One of the strongest signs of a confident and independent person is refusing to fall for guilt-tripping. Think about how many times you’ve heard things like:

  • “If you really cared about me, you’d do this.”
  • “I guess I just can’t count on you.”
  • “I’ve done so much for you, and this is how you treat me?”

A strong person recognizes these as manipulation tactics. Instead of reacting emotionally, they take a step back and see the situation for what it is. They refuse to be responsible for someone else’s emotions.

For example, if a friend constantly asks for money but never pays you back, they might try to make you feel bad for saying no. Someone who has learned to handle emotional manipulation won’t fall for this. They understand that setting limits isn’t selfish—it’s necessary.

5. You Expect Respect and Accept Nothing Less

Some people tolerate mistreatment just to avoid conflict. They let others walk all over them because they don’t want to cause problems. But that’s not how strong people operate. One of the clearest signs you’re a strong person is demanding respect in every relationship—whether it’s with family, friends, or coworkers.

Respect isn’t just about how others treat you—it’s about what you allow. If someone talks down to you, dismisses your feelings, or repeatedly crosses your boundaries, you don’t let it slide. Strong people call it out and make it clear that they won’t accept that kind of behavior.

For instance, imagine a friend makes a rude comment and then laughs it off, saying, “Relax, it was just a joke.” A strong person doesn’t brush it off. They address it head-on: “I don’t appreciate that. Don’t talk to me like that again.”

Final Thoughts on Being a Strong, Unmanipulatable Person

Standing up for yourself isn’t about being rude or difficult—it’s about knowing your worth.

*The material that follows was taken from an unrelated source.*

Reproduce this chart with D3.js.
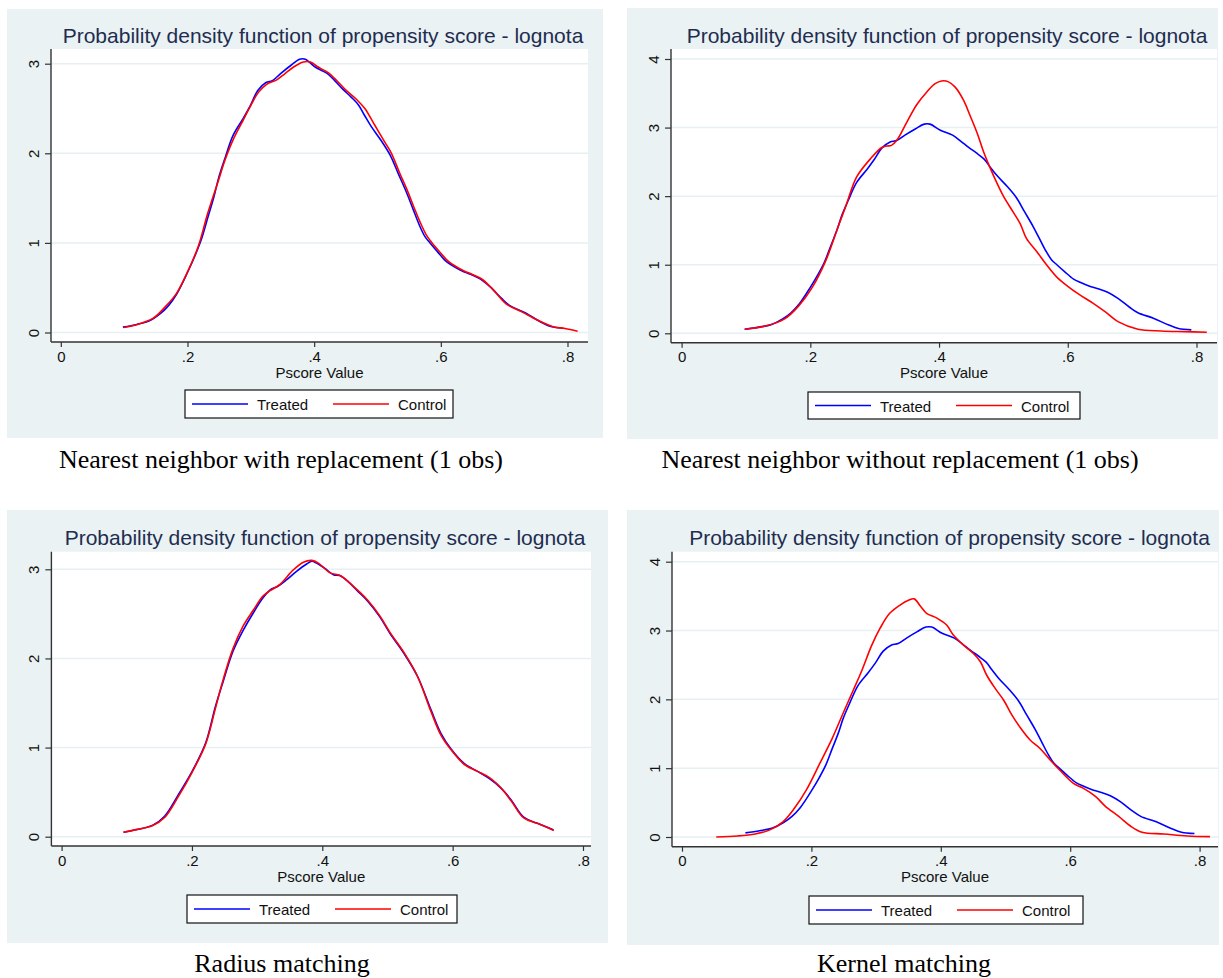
<!DOCTYPE html>
<html>
<head>
<meta charset="utf-8">
<script src="https://cdn.jsdelivr.net/npm/d3@7"></script>
<style>
  body { margin: 0; background: #fff; }
  text { font-family: "Liberation Sans", Arial, sans-serif; }
</style>
</head>
<body>
<script>
// density values, [pscore, density]
const treated = [[0.098,0.06],[0.12,0.09],[0.14,0.13],[0.157,0.21],[0.17,0.30],[0.183,0.43],[0.2,0.67],[0.212,0.86],[0.222,1.04],[0.232,1.28],[0.242,1.52],[0.249,1.72],[0.259,1.94],[0.272,2.20],[0.288,2.39],[0.299,2.53],[0.311,2.70],[0.324,2.79],[0.334,2.81],[0.347,2.89],[0.363,2.98],[0.377,3.05],[0.386,3.05],[0.402,2.96],[0.421,2.89],[0.434,2.80],[0.446,2.71],[0.458,2.63],[0.470,2.54],[0.479,2.43],[0.49,2.30],[0.506,2.14],[0.52,1.98],[0.533,1.77],[0.546,1.56],[0.556,1.38],[0.566,1.20],[0.575,1.07],[0.583,1.00],[0.595,0.90],[0.609,0.79],[0.62,0.74],[0.633,0.69],[0.647,0.65],[0.662,0.60],[0.678,0.51],[0.696,0.38],[0.709,0.30],[0.733,0.22],[0.757,0.12],[0.772,0.07],[0.792,0.05]];

const controlNNwith = [[0.099,0.056],[0.121,0.09],[0.146,0.16],[0.164,0.28],[0.183,0.44],[0.201,0.69],[0.217,0.96],[0.232,1.33],[0.249,1.70],[0.259,1.92],[0.272,2.15],[0.288,2.37],[0.299,2.52],[0.312,2.68],[0.325,2.77],[0.341,2.82],[0.354,2.89],[0.367,2.96],[0.383,3.02],[0.394,3.02],[0.407,2.96],[0.422,2.90],[0.436,2.81],[0.451,2.70],[0.467,2.60],[0.480,2.50],[0.496,2.31],[0.512,2.12],[0.522,2.0],[0.535,1.78],[0.548,1.57],[0.558,1.39],[0.568,1.22],[0.577,1.09],[0.585,1.01],[0.597,0.91],[0.611,0.80],[0.623,0.74],[0.636,0.69],[0.649,0.65],[0.664,0.60],[0.681,0.49],[0.703,0.32],[0.728,0.23],[0.752,0.14],[0.777,0.065],[0.796,0.045],[0.816,0.015]];

const controlNNwithout = [[0.098,0.06],[0.13,0.105],[0.16,0.21],[0.182,0.40],[0.203,0.67],[0.224,1.06],[0.243,1.55],[0.255,1.85],[0.272,2.28],[0.293,2.54],[0.311,2.71],[0.319,2.73],[0.326,2.74],[0.334,2.81],[0.350,3.08],[0.365,3.33],[0.381,3.52],[0.394,3.64],[0.404,3.68],[0.414,3.67],[0.425,3.59],[0.438,3.40],[0.448,3.18],[0.46,2.90],[0.469,2.65],[0.479,2.42],[0.490,2.19],[0.500,2.0],[0.515,1.77],[0.526,1.60],[0.536,1.38],[0.552,1.19],[0.567,1.00],[0.585,0.80],[0.598,0.70],[0.617,0.57],[0.639,0.44],[0.66,0.30],[0.678,0.17],[0.709,0.06],[0.745,0.034],[0.782,0.024],[0.816,0.015]];

const treatedRadius = [[0.095,0.049],[0.116,0.08],[0.14,0.13],[0.158,0.23],[0.179,0.47],[0.2,0.73],[0.221,1.05],[0.236,1.46],[0.247,1.72],[0.263,2.08],[0.279,2.32],[0.294,2.51],[0.309,2.68],[0.320,2.77],[0.332,2.81],[0.345,2.88],[0.361,2.98],[0.376,3.06],[0.384,3.09],[0.391,3.07],[0.404,3.01],[0.417,2.94],[0.427,2.93],[0.440,2.86],[0.455,2.75],[0.470,2.64],[0.488,2.47],[0.504,2.28],[0.525,2.06],[0.546,1.80],[0.567,1.42],[0.582,1.16],[0.597,0.99],[0.618,0.82],[0.639,0.73],[0.657,0.65],[0.675,0.54],[0.69,0.41],[0.709,0.22],[0.73,0.15],[0.755,0.075]];

const controlRadius = [[0.095,0.049],[0.116,0.082],[0.14,0.125],[0.158,0.215],[0.179,0.45],[0.2,0.72],[0.221,1.04],[0.236,1.44],[0.247,1.74],[0.263,2.11],[0.279,2.37],[0.294,2.54],[0.309,2.70],[0.320,2.76],[0.335,2.83],[0.355,2.99],[0.371,3.08],[0.384,3.10],[0.394,3.07],[0.412,2.96],[0.427,2.93],[0.440,2.86],[0.455,2.76],[0.470,2.65],[0.488,2.48],[0.504,2.29],[0.525,2.07],[0.546,1.80],[0.567,1.40],[0.582,1.14],[0.597,0.98],[0.618,0.81],[0.639,0.73],[0.657,0.66],[0.675,0.54],[0.69,0.40],[0.709,0.21],[0.73,0.15],[0.755,0.07]];

const controlKernel = [[0.053,0.0],[0.086,0.015],[0.113,0.044],[0.135,0.10],[0.156,0.22],[0.174,0.42],[0.192,0.68],[0.213,1.07],[0.232,1.43],[0.25,1.82],[0.265,2.14],[0.278,2.42],[0.293,2.78],[0.306,3.03],[0.321,3.25],[0.337,3.37],[0.350,3.44],[0.359,3.46],[0.368,3.36],[0.378,3.25],[0.394,3.18],[0.409,3.08],[0.419,2.94],[0.435,2.79],[0.450,2.67],[0.461,2.55],[0.471,2.35],[0.484,2.16],[0.497,1.99],[0.510,1.77],[0.522,1.60],[0.538,1.41],[0.553,1.29],[0.569,1.12],[0.584,0.97],[0.605,0.78],[0.62,0.71],[0.639,0.59],[0.654,0.45],[0.675,0.30],[0.693,0.16],[0.711,0.07],[0.745,0.044],[0.781,0.015],[0.816,0.005]];

const xTicks = [0, 0.2, 0.4, 0.6, 0.8];
const titleText = "Probability density function of propensity score - lognota";
const xLabel = "Pscore Value";
const seriesNames = ["Treated", "Control"];
const seriesColors = ["#0000ff", "#ff0000"];

const panels = [
  { bg: [7, 9, 603, 438], plot: [51, 49, 588, 342], xr: [60.8, 567.5], yr: [332.5, 63.7], yMax: 3,
    titleX: 323, titleY: 42.5, legend: [185, 390, 268, 28], cap: "Nearest neighbor with replacement (1 obs)", capX: 281, capY: 468,
    series: [treated, controlNNwith] },
  { bg: [627, 8, 1218, 439], plot: [671, 49, 1217, 342.7], xr: [681.6, 1196.5], yr: [333.3, 59], yMax: 4,
    titleX: 947, titleY: 42.5, legend: [808, 392, 272, 27], cap: "Nearest neighbor without replacement (1 obs)", capX: 900, capY: 468,
    series: [treated, controlNNwithout] },
  { bg: [7, 510, 608, 943], plot: [51.4, 551.7, 591, 846], xr: [61.6, 583], yr: [836.7, 569.3], yMax: 3,
    titleX: 325, titleY: 545, legend: [187, 895, 270, 28], cap: "Radius matching", capX: 282, capY: 972,
    series: [treatedRadius, controlRadius] },
  { bg: [627, 510, 1219, 945], plot: [672, 551.7, 1218, 846.7], xr: [682, 1199.6], yr: [837, 561.7], yMax: 4,
    titleX: 949.5, titleY: 545, legend: [809, 896, 274, 28], cap: "Kernel matching", capX: 904, capY: 972,
    series: [treated, controlKernel] }
];

const svg = d3.select("body").append("svg")
  .attr("width", 1223)
  .attr("height", 978);

panels.forEach(p => {
  const g = svg.append("g");
  const [l, t, r, b] = p.plot;

  g.append("rect")
    .attr("x", p.bg[0]).attr("y", p.bg[1])
    .attr("width", p.bg[2] - p.bg[0]).attr("height", p.bg[3] - p.bg[1])
    .attr("fill", "#eaf2f3");

  g.append("rect")
    .attr("x", l).attr("y", t)
    .attr("width", r - l).attr("height", b - t)
    .attr("fill", "#fff");

  const x = d3.scaleLinear().domain([0, 0.8]).range(p.xr);
  const y = d3.scaleLinear().domain([0, p.yMax]).range(p.yr);
  const yTicks = d3.range(0, p.yMax + 1);

  // gridlines
  g.append("g").selectAll("line")
    .data(yTicks)
    .join("line")
    .attr("x1", l).attr("x2", r)
    .attr("y1", d => y(d)).attr("y2", d => y(d))
    .attr("stroke", "#e6eff1")
    .attr("stroke-width", 1.5);

  // x axis
  const xAxis = g.append("g")
    .attr("transform", `translate(0,${b})`)
    .call(d3.axisBottom(x).tickValues(xTicks).tickSize(5).tickPadding(4)
      .tickFormat(d => d === 0 ? "0" : d3.format(".1f")(d).replace(/^0/, "")));
  xAxis.select(".domain").remove();
  xAxis.append("line").attr("x1", l).attr("x2", r).attr("stroke", "#333").attr("stroke-width", 1.4);
  xAxis.selectAll(".tick line").attr("stroke", "#333").attr("stroke-width", 1.2);
  xAxis.selectAll(".tick text")
    .attr("fill", "#111")
    .style("font-size", "15px")
    .style("font-family", "Liberation Sans, Arial, sans-serif");

  // y axis
  const yAxis = g.append("g")
    .attr("transform", `translate(${l},0)`)
    .call(d3.axisLeft(y).tickValues(yTicks).tickSize(6).tickFormat(d3.format("d")));
  yAxis.select(".domain").remove();
  yAxis.append("line").attr("y1", t).attr("y2", b).attr("stroke", "#333").attr("stroke-width", 1.4);
  yAxis.selectAll(".tick line").attr("stroke", "#333").attr("stroke-width", 1.2);
  yAxis.selectAll(".tick text")
    .attr("x", null).attr("dy", null)
    .attr("text-anchor", "middle")
    .attr("transform", "translate(-12,0) rotate(-90)")
    .attr("fill", "#111")
    .style("font-size", "15px")
    .style("font-family", "Liberation Sans, Arial, sans-serif");

  g.append("text")
    .attr("x", (l + r) / 2)
    .attr("y", b + 35.5)
    .attr("text-anchor", "middle")
    .attr("fill", "#111")
    .style("font-size", "15px")
    .text(xLabel);

  // density curves
  const line = d3.line()
    .x(d => x(d[0]))
    .y(d => y(d[1]))
    .curve(d3.curveCatmullRom);

  p.series.forEach((s, i) => {
    g.append("path")
      .datum(s)
      .attr("d", line)
      .attr("fill", "none")
      .attr("stroke", seriesColors[i])
      .attr("stroke-width", 1.6);
  });

  g.append("text")
    .attr("x", p.titleX)
    .attr("y", p.titleY)
    .attr("text-anchor", "middle")
    .attr("fill", "#1e2d50")
    .style("font-size", "21px")
    .text(titleText);

  // legend
  const [lx, ly, lw, lh] = p.legend;
  const leg = g.append("g").attr("transform", `translate(${lx},${ly})`);
  leg.append("rect")
    .attr("width", lw).attr("height", lh)
    .attr("fill", "#fff").attr("stroke", "#111").attr("stroke-width", 1.2);
  seriesNames.forEach((name, i) => {
    const ox = 7 + i * 141;
    leg.append("line")
      .attr("x1", ox).attr("x2", ox + 56)
      .attr("y1", lh / 2).attr("y2", lh / 2)
      .attr("stroke", seriesColors[i]).attr("stroke-width", 1.6);
    leg.append("text")
      .attr("x", ox + 65).attr("y", lh / 2 + 6)
      .attr("fill", "#111")
      .style("font-size", "15px")
      .text(name);
  });

  svg.append("text")
    .attr("x", p.capX)
    .attr("y", p.capY)
    .attr("text-anchor", "middle")
    .attr("fill", "#000")
    .style("font-family", "Liberation Serif, Times New Roman, serif")
    .style("font-size", "26px")
    .text(p.cap);
});
</script>
</body>
</html>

People who can’t be manipulated set boundaries, trust their judgment, say no when needed, refuse emotional pressure, and expect respect from everyone around them. These habits protect them from those who try to control or take advantage of others.

Manipulation is everywhere, from personal relationships to the workplace. Some people use guilt, flattery, or persistence to get what they want, but recognizing these tactics is the first step in stopping them. The stronger you are, the less power manipulators have over you.

Not everyone is born with this kind of confidence, and that’s okay. Strength isn’t something you either have or don’t—it’s something you build. If you struggle with any of these, you can practice setting small boundaries, trusting your gut, and standing firm in your decisions. Over time, these habits will become second nature.

Personal strength and self-respect go hand in hand. When you protect your time, energy, and emotions, you show the world exactly who you are. These are the clearest signs you’re a strong person, and no one can take that away from you.